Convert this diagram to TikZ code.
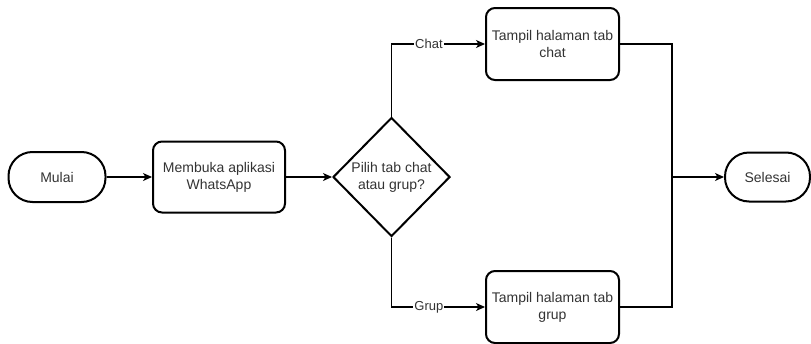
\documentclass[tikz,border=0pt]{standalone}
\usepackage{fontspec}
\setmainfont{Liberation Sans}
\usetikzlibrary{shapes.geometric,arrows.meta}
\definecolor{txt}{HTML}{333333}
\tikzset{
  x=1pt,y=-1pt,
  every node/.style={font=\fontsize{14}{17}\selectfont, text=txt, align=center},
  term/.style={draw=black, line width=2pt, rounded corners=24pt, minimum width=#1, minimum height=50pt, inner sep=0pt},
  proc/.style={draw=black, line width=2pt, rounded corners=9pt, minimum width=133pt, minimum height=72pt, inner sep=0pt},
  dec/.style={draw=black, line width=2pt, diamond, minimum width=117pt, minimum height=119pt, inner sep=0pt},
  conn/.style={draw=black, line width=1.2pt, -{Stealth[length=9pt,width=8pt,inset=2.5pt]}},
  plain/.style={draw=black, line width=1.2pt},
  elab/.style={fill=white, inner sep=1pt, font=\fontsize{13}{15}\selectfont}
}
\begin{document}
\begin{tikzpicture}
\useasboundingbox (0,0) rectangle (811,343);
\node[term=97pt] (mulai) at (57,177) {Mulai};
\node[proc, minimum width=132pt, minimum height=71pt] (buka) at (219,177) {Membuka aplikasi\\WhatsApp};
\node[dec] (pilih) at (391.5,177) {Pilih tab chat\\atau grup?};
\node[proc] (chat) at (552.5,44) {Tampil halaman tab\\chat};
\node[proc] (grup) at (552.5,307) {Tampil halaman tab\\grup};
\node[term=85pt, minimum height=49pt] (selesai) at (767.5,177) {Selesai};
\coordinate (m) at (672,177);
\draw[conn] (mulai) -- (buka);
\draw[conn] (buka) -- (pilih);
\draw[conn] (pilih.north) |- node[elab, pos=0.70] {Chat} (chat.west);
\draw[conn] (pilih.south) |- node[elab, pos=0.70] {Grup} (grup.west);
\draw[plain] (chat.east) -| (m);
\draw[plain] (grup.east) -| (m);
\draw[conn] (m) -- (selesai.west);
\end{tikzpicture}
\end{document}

_TASK_. Reproduce the data above in full, exactly as it is, with the pictures left out.

_WRITTEN REPLY_.
Convert this diagram to TikZ code.
\documentclass[tikz,border=0pt]{standalone}
\usepackage{fontspec}
\setmainfont{Liberation Sans}
\usetikzlibrary{shapes.geometric,arrows.meta}
\definecolor{txt}{HTML}{333333}
\tikzset{
  x=1pt,y=-1pt,
  every node/.style={font=\fontsize{14}{17}\selectfont, text=txt, align=center},
  term/.style={draw=black, line width=2pt, rounded corners=24pt, minimum width=#1, minimum height=50pt, inner sep=0pt},
  proc/.style={draw=black, line width=2pt, rounded corners=9pt, minimum width=133pt, minimum height=72pt, inner sep=0pt},
  dec/.style={draw=black, line width=2pt, diamond, minimum width=117pt, minimum height=119pt, inner sep=0pt},
  conn/.style={draw=black, line width=1.2pt, -{Stealth[length=9pt,width=8pt,inset=2.5pt]}},
  plain/.style={draw=black, line width=1.2pt},
  elab/.style={fill=white, inner sep=1pt, font=\fontsize{13}{15}\selectfont}
}
\begin{document}
\begin{tikzpicture}
\useasboundingbox (0,0) rectangle (811,343);
\node[term=97pt] (mulai) at (57,177) {Mulai};
\node[proc, minimum width=132pt, minimum height=71pt] (buka) at (219,177) {Membuka aplikasi\\WhatsApp};
\node[dec] (pilih) at (391.5,177) {Pilih tab chat\\atau grup?};
\node[proc] (chat) at (552.5,44) {Tampil halaman tab\\chat};
\node[proc] (grup) at (552.5,307) {Tampil halaman tab\\grup};
\node[term=85pt, minimum height=49pt] (selesai) at (767.5,177) {Selesai};
\coordinate (m) at (672,177);
\draw[conn] (mulai) -- (buka);
\draw[conn] (buka) -- (pilih);
\draw[conn] (pilih.north) |- node[elab, pos=0.70] {Chat} (chat.west);
\draw[conn] (pilih.south) |- node[elab, pos=0.70] {Grup} (grup.west);
\draw[plain] (chat.east) -| (m);
\draw[plain] (grup.east) -| (m);
\draw[conn] (m) -- (selesai.west);
\end{tikzpicture}
\end{document}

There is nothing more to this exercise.